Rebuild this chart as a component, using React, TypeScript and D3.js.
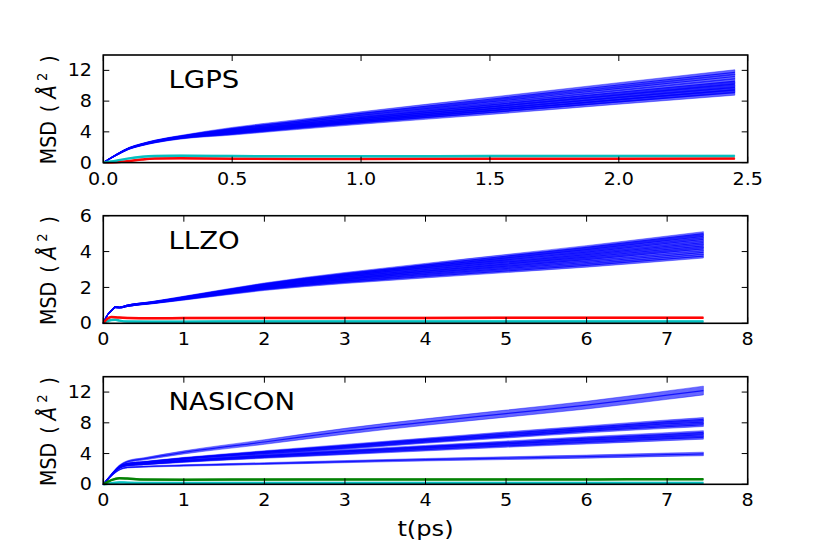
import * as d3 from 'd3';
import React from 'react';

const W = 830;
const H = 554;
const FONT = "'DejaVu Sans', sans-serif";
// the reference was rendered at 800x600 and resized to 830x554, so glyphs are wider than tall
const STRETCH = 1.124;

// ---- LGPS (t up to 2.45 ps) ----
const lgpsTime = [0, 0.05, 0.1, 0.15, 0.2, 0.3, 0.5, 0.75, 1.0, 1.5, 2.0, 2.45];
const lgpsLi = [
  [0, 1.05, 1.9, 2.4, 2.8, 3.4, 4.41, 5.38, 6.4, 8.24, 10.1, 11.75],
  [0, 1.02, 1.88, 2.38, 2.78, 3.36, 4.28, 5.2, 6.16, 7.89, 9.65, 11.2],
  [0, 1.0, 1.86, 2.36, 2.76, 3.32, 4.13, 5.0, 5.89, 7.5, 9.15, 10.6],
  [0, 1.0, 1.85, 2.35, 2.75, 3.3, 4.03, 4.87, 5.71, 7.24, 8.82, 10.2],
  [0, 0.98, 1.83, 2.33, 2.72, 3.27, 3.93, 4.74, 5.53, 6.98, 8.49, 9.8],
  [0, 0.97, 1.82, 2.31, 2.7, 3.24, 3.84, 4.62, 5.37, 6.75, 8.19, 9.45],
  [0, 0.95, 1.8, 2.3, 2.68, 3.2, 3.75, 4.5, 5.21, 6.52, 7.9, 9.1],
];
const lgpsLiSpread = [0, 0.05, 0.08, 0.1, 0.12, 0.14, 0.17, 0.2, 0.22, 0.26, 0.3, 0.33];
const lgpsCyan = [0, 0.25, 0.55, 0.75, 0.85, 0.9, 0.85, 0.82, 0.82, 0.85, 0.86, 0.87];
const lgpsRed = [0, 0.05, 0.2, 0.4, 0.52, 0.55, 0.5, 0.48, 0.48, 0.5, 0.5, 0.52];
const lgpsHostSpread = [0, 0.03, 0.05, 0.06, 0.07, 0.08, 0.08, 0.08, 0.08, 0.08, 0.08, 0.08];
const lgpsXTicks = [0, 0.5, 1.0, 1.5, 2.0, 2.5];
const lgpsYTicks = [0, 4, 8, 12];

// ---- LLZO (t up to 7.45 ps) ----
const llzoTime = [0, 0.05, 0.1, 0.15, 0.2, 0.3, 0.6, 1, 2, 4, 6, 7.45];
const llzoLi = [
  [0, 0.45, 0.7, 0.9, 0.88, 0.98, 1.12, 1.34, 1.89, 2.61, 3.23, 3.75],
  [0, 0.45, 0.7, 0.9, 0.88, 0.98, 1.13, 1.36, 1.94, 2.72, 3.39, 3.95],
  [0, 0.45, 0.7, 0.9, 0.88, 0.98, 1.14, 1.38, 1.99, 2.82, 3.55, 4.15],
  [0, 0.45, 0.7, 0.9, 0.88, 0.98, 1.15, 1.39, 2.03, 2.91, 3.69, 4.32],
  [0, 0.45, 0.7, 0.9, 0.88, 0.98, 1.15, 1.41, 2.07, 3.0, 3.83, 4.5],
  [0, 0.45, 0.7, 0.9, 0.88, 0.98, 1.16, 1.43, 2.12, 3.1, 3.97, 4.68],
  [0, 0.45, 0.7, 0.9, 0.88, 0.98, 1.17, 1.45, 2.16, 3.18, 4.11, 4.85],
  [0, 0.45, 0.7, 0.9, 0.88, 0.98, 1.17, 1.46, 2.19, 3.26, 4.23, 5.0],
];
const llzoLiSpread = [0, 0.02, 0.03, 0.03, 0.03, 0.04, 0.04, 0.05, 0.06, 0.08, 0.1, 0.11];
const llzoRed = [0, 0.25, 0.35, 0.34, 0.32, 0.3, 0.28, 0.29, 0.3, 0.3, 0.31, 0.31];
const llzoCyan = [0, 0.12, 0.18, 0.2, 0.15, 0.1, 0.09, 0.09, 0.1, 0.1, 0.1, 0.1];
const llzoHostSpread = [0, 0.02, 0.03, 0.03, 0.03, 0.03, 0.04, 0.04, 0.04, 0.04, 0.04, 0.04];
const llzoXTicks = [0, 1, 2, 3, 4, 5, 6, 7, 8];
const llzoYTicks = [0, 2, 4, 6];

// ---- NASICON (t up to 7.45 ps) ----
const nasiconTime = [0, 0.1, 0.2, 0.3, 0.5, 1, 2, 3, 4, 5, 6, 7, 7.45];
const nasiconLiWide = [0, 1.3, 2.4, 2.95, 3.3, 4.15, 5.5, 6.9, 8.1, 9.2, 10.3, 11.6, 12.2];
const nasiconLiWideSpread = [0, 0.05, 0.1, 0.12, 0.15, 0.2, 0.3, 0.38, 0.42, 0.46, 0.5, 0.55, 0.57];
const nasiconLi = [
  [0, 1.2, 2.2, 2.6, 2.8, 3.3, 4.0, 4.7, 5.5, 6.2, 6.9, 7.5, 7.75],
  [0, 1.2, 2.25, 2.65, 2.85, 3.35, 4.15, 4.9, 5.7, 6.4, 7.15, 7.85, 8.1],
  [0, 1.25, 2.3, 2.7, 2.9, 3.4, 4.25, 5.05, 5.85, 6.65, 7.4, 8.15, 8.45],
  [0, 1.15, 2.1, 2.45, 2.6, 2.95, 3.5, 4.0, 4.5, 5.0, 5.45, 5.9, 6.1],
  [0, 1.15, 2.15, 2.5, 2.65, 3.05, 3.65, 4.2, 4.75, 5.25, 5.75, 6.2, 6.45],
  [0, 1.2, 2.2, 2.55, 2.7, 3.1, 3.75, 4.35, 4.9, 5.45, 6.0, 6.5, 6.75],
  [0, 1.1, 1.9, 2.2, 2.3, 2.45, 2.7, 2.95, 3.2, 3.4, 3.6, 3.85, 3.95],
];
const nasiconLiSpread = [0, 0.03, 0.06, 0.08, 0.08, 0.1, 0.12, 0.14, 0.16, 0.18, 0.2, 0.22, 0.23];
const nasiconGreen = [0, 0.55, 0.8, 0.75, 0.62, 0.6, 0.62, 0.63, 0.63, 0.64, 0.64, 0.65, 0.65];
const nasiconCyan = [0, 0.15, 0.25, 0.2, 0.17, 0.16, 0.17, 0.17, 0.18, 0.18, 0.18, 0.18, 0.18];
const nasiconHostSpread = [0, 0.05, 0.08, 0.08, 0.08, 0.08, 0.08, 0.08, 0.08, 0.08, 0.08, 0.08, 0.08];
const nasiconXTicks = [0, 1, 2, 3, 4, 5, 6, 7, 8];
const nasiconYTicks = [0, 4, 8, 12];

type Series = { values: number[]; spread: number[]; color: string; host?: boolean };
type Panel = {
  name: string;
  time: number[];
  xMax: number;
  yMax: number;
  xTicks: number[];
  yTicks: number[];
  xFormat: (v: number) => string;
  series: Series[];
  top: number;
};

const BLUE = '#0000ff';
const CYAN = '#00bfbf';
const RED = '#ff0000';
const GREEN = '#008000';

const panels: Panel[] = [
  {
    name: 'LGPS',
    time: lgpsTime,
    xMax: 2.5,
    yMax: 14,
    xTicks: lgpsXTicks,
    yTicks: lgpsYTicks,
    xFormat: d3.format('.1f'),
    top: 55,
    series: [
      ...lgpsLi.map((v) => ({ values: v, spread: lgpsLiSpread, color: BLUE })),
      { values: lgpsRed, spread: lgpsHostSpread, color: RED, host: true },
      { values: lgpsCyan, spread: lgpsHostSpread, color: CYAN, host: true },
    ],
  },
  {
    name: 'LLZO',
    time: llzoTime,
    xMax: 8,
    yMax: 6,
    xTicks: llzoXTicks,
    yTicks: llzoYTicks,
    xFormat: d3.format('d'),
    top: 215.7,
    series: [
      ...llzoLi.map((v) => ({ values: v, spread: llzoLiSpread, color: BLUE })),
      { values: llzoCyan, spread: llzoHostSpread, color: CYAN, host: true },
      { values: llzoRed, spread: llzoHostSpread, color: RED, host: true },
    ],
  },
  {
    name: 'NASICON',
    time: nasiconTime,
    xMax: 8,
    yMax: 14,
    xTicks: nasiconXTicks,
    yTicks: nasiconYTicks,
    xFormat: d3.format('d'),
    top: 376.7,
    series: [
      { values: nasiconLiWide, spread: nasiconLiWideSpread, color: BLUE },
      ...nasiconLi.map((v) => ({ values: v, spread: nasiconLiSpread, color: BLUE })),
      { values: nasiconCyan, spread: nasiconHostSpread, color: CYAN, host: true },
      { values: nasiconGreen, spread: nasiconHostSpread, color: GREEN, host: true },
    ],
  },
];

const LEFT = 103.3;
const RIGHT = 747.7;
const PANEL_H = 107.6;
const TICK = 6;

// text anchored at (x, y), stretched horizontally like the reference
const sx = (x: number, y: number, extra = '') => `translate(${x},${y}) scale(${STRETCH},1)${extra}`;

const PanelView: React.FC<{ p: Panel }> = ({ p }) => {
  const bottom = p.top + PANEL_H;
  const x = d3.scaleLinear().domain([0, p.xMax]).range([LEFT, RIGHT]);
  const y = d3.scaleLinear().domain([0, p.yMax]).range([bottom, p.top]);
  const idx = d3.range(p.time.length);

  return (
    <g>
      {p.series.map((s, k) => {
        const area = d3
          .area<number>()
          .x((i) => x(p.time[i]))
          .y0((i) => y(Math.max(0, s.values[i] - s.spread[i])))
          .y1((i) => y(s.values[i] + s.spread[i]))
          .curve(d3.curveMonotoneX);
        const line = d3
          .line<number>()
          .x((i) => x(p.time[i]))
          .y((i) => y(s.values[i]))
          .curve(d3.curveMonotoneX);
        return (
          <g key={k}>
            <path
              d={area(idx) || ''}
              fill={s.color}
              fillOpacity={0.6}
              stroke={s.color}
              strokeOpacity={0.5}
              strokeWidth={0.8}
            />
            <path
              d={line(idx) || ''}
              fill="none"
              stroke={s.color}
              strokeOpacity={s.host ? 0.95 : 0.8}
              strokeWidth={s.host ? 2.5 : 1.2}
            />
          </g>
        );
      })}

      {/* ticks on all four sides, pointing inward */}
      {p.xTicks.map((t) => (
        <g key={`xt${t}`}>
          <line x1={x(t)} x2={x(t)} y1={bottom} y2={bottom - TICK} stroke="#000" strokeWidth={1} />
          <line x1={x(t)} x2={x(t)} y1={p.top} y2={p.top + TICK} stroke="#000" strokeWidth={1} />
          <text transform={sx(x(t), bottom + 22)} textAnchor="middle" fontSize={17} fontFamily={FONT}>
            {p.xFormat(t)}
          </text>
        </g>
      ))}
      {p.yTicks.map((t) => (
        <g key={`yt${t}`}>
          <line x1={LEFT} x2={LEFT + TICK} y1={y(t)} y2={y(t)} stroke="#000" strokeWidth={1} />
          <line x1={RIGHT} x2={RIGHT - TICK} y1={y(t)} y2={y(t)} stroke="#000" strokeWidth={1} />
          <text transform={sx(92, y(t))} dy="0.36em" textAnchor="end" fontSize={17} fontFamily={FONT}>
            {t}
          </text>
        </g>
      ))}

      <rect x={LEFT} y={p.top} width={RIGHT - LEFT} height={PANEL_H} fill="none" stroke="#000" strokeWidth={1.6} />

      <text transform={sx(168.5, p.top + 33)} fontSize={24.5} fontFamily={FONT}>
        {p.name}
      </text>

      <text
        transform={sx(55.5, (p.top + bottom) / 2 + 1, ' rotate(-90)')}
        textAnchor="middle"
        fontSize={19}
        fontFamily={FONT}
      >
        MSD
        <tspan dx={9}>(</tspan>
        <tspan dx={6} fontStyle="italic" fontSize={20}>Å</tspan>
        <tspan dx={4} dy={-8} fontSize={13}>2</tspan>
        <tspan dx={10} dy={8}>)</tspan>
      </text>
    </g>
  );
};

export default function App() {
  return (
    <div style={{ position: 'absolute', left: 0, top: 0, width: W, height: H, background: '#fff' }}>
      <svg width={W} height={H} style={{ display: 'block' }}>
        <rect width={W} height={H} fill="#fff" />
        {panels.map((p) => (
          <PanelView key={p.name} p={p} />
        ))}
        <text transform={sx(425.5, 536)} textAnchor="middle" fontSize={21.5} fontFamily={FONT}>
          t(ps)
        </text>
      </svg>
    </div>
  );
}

▶ [Task goal]
Leave the pictures out and reproduce exactly the lines from the top of the listing above through the line with "import React from 'react';".

▶ [Output below]
Rebuild this chart as a component, using React, TypeScript and D3.js.
import * as d3 from 'd3';
import React from 'react';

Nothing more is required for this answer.